> Instruction: Repeat exactly the lines running from the first line of the data to the line containing "(#2,#4) -- (#1+11.6,#4)", both ends included, and nothing else; drop the pictures.

>>>

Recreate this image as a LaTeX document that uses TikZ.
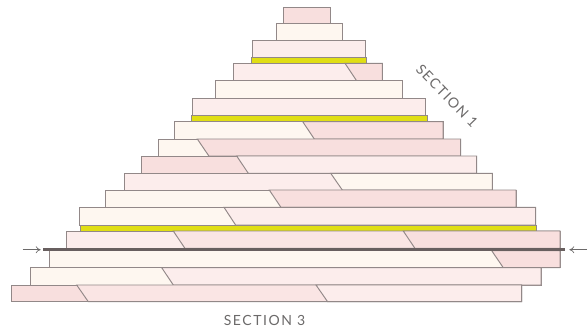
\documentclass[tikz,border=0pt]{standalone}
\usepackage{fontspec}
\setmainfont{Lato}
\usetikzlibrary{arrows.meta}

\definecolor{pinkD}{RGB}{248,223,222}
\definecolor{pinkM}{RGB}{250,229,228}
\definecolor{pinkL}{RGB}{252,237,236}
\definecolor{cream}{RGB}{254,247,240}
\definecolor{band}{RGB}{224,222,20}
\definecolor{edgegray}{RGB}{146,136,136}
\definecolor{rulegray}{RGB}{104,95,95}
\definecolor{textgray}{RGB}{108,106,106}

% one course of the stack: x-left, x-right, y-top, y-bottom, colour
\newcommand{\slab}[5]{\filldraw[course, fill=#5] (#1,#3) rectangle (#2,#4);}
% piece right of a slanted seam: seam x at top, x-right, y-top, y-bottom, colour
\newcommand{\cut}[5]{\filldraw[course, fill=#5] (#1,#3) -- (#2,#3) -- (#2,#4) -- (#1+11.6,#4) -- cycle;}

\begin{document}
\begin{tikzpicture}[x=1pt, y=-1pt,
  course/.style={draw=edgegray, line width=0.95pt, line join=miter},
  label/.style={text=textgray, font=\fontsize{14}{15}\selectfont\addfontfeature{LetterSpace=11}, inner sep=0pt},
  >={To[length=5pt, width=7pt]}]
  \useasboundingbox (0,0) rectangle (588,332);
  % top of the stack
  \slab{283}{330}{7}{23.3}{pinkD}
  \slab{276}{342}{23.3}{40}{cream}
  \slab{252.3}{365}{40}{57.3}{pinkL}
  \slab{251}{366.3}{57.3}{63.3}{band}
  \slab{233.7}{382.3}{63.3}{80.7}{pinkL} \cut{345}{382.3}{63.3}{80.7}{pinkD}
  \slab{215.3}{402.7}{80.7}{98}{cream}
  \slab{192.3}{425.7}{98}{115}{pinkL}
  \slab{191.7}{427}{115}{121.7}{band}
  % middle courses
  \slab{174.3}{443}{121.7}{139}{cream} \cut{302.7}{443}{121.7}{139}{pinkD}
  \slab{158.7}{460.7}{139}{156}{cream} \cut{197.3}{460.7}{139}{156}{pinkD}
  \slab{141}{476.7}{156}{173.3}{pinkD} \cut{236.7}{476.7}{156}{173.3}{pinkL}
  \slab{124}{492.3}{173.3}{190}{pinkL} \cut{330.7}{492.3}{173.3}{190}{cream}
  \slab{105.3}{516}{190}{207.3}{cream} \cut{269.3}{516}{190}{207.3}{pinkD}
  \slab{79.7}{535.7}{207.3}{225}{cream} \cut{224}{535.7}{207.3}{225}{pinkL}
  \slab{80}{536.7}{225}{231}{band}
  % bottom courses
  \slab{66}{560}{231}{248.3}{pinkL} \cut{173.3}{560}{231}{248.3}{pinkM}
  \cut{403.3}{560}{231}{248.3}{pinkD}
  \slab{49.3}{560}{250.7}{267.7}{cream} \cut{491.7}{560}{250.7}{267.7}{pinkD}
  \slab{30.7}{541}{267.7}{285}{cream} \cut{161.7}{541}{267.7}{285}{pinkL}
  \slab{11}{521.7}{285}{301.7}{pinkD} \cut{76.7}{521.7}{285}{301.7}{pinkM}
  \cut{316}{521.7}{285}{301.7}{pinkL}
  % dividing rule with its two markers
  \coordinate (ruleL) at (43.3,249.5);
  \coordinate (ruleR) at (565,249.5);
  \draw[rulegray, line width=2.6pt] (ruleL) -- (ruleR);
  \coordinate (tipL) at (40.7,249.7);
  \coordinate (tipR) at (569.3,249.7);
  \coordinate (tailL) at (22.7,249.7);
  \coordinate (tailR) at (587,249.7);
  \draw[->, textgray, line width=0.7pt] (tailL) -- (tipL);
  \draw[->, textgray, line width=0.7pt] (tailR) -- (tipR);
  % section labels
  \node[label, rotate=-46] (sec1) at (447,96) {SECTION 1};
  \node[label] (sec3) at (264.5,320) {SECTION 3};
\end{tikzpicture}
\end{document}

<<<

> Exercise result:
Recreate this image as a LaTeX document that uses TikZ.
\documentclass[tikz,border=0pt]{standalone}
\usepackage{fontspec}
\setmainfont{Lato}
\usetikzlibrary{arrows.meta}

\definecolor{pinkD}{RGB}{248,223,222}
\definecolor{pinkM}{RGB}{250,229,228}
\definecolor{pinkL}{RGB}{252,237,236}
\definecolor{cream}{RGB}{254,247,240}
\definecolor{band}{RGB}{224,222,20}
\definecolor{edgegray}{RGB}{146,136,136}
\definecolor{rulegray}{RGB}{104,95,95}
\definecolor{textgray}{RGB}{108,106,106}

% one course of the stack: x-left, x-right, y-top, y-bottom, colour
\newcommand{\slab}[5]{\filldraw[course, fill=#5] (#1,#3) rectangle (#2,#4);}
% piece right of a slanted seam: seam x at top, x-right, y-top, y-bottom, colour
\newcommand{\cut}[5]{\filldraw[course, fill=#5] (#1,#3) -- (#2,#3) -- (#2,#4) -- (#1+11.6,#4) -- cycle;}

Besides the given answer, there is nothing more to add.